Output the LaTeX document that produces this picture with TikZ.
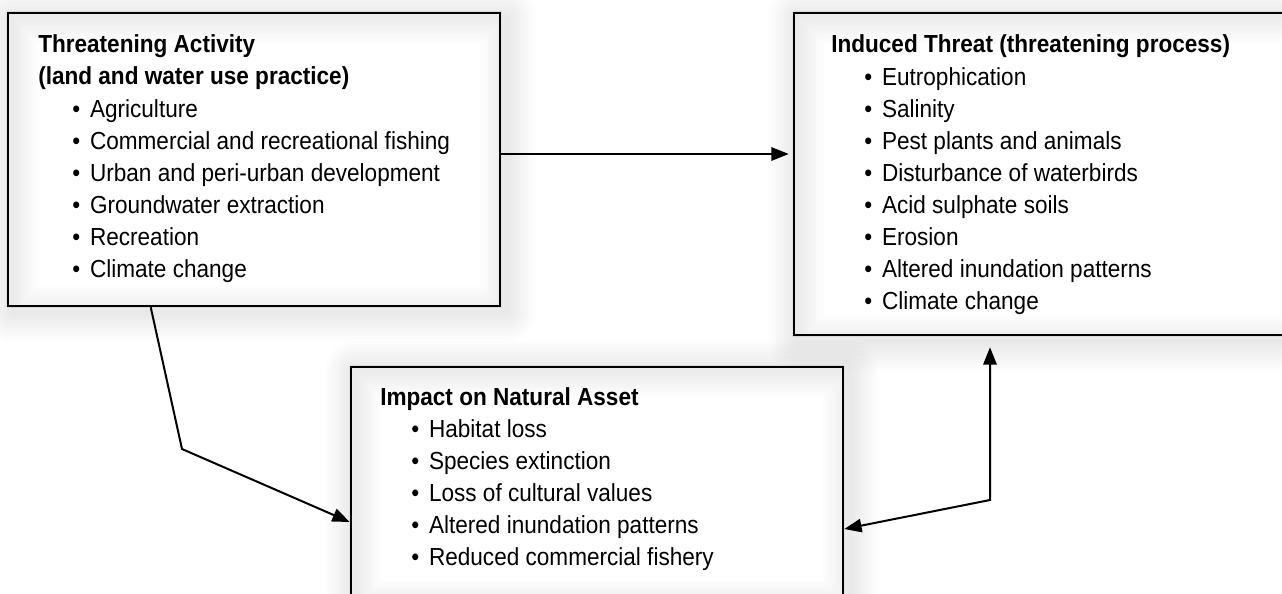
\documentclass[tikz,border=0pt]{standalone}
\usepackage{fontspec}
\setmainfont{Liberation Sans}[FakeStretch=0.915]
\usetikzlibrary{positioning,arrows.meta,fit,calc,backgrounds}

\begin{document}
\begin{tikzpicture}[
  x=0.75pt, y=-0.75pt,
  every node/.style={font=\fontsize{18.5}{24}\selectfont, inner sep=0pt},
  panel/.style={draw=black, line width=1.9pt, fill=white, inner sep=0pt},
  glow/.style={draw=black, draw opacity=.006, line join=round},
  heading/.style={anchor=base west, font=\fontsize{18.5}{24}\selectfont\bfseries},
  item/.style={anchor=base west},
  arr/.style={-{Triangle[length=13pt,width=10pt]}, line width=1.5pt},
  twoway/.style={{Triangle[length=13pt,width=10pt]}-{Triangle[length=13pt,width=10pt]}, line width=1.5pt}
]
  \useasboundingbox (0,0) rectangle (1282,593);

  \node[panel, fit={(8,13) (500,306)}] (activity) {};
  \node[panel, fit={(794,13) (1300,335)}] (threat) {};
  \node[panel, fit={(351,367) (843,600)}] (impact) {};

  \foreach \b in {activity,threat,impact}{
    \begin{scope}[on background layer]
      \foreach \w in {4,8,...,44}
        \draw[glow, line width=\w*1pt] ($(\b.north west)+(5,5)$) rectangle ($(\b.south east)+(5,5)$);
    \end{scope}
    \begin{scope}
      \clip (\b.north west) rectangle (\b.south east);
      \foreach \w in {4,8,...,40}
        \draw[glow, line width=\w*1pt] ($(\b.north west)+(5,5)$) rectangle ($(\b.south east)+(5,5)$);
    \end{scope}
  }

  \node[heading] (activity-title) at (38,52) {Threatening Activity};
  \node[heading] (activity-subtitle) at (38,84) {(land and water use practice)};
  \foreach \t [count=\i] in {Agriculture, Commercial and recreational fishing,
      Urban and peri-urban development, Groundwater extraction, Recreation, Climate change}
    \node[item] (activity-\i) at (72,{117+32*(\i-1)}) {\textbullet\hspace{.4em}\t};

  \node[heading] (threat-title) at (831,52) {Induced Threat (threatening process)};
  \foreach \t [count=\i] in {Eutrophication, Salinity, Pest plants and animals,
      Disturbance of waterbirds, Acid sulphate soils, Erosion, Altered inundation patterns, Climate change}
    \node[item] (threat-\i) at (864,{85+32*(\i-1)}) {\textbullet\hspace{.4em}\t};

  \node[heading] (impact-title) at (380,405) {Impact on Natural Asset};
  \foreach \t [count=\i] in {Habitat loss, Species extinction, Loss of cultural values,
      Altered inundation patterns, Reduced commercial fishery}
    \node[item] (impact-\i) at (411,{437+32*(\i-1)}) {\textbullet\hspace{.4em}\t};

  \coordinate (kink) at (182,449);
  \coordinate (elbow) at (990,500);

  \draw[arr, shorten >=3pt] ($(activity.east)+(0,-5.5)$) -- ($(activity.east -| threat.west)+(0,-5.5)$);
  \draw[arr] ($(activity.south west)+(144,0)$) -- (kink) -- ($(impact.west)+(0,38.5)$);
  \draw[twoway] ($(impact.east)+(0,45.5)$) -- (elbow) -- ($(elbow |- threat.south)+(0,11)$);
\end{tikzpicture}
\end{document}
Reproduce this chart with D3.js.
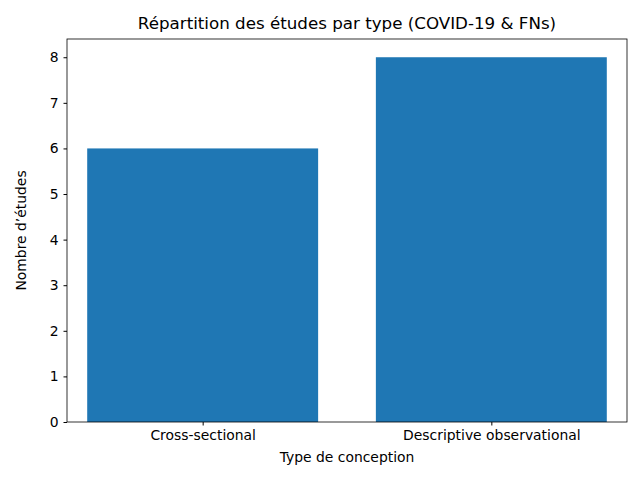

::::::::::

:: SET TASK ::
Transcribe the material exactly, leaving every picture out.

:: REPLY TO THE TASK ::
Output the LaTeX document that produces this picture with TikZ.
\documentclass[tikz,border=0pt]{standalone}
\usepackage{fontspec}
\setmainfont{Liberation Sans}[FakeStretch=0.915]
\usetikzlibrary{positioning,arrows.meta,fit,calc,backgrounds}

\begin{document}
\begin{tikzpicture}[
  x=0.75pt, y=-0.75pt,
  every node/.style={font=\fontsize{18.5}{24}\selectfont, inner sep=0pt},
  panel/.style={draw=black, line width=1.9pt, fill=white, inner sep=0pt},
  glow/.style={draw=black, draw opacity=.006, line join=round},
  heading/.style={anchor=base west, font=\fontsize{18.5}{24}\selectfont\bfseries},
  item/.style={anchor=base west},
  arr/.style={-{Triangle[length=13pt,width=10pt]}, line width=1.5pt},
  twoway/.style={{Triangle[length=13pt,width=10pt]}-{Triangle[length=13pt,width=10pt]}, line width=1.5pt}
]
  \useasboundingbox (0,0) rectangle (1282,593);

  \node[panel, fit={(8,13) (500,306)}] (activity) {};
  \node[panel, fit={(794,13) (1300,335)}] (threat) {};
  \node[panel, fit={(351,367) (843,600)}] (impact) {};

  \foreach \b in {activity,threat,impact}{
    \begin{scope}[on background layer]
      \foreach \w in {4,8,...,44}
        \draw[glow, line width=\w*1pt] ($(\b.north west)+(5,5)$) rectangle ($(\b.south east)+(5,5)$);
    \end{scope}
    \begin{scope}
      \clip (\b.north west) rectangle (\b.south east);
      \foreach \w in {4,8,...,40}
        \draw[glow, line width=\w*1pt] ($(\b.north west)+(5,5)$) rectangle ($(\b.south east)+(5,5)$);
    \end{scope}
  }

  \node[heading] (activity-title) at (38,52) {Threatening Activity};
  \node[heading] (activity-subtitle) at (38,84) {(land and water use practice)};
  \foreach \t [count=\i] in {Agriculture, Commercial and recreational fishing,
      Urban and peri-urban development, Groundwater extraction, Recreation, Climate change}
    \node[item] (activity-\i) at (72,{117+32*(\i-1)}) {\textbullet\hspace{.4em}\t};

  \node[heading] (threat-title) at (831,52) {Induced Threat (threatening process)};
  \foreach \t [count=\i] in {Eutrophication, Salinity, Pest plants and animals,
      Disturbance of waterbirds, Acid sulphate soils, Erosion, Altered inundation patterns, Climate change}
    \node[item] (threat-\i) at (864,{85+32*(\i-1)}) {\textbullet\hspace{.4em}\t};

  \node[heading] (impact-title) at (380,405) {Impact on Natural Asset};
  \foreach \t [count=\i] in {Habitat loss, Species extinction, Loss of cultural values,
      Altered inundation patterns, Reduced commercial fishery}
    \node[item] (impact-\i) at (411,{437+32*(\i-1)}) {\textbullet\hspace{.4em}\t};

  \coordinate (kink) at (182,449);
  \coordinate (elbow) at (990,500);

  \draw[arr, shorten >=3pt] ($(activity.east)+(0,-5.5)$) -- ($(activity.east -| threat.west)+(0,-5.5)$);
  \draw[arr] ($(activity.south west)+(144,0)$) -- (kink) -- ($(impact.west)+(0,38.5)$);
  \draw[twoway] ($(impact.east)+(0,45.5)$) -- (elbow) -- ($(elbow |- threat.south)+(0,11)$);
\end{tikzpicture}
\end{document}
Reproduce this chart with D3.js.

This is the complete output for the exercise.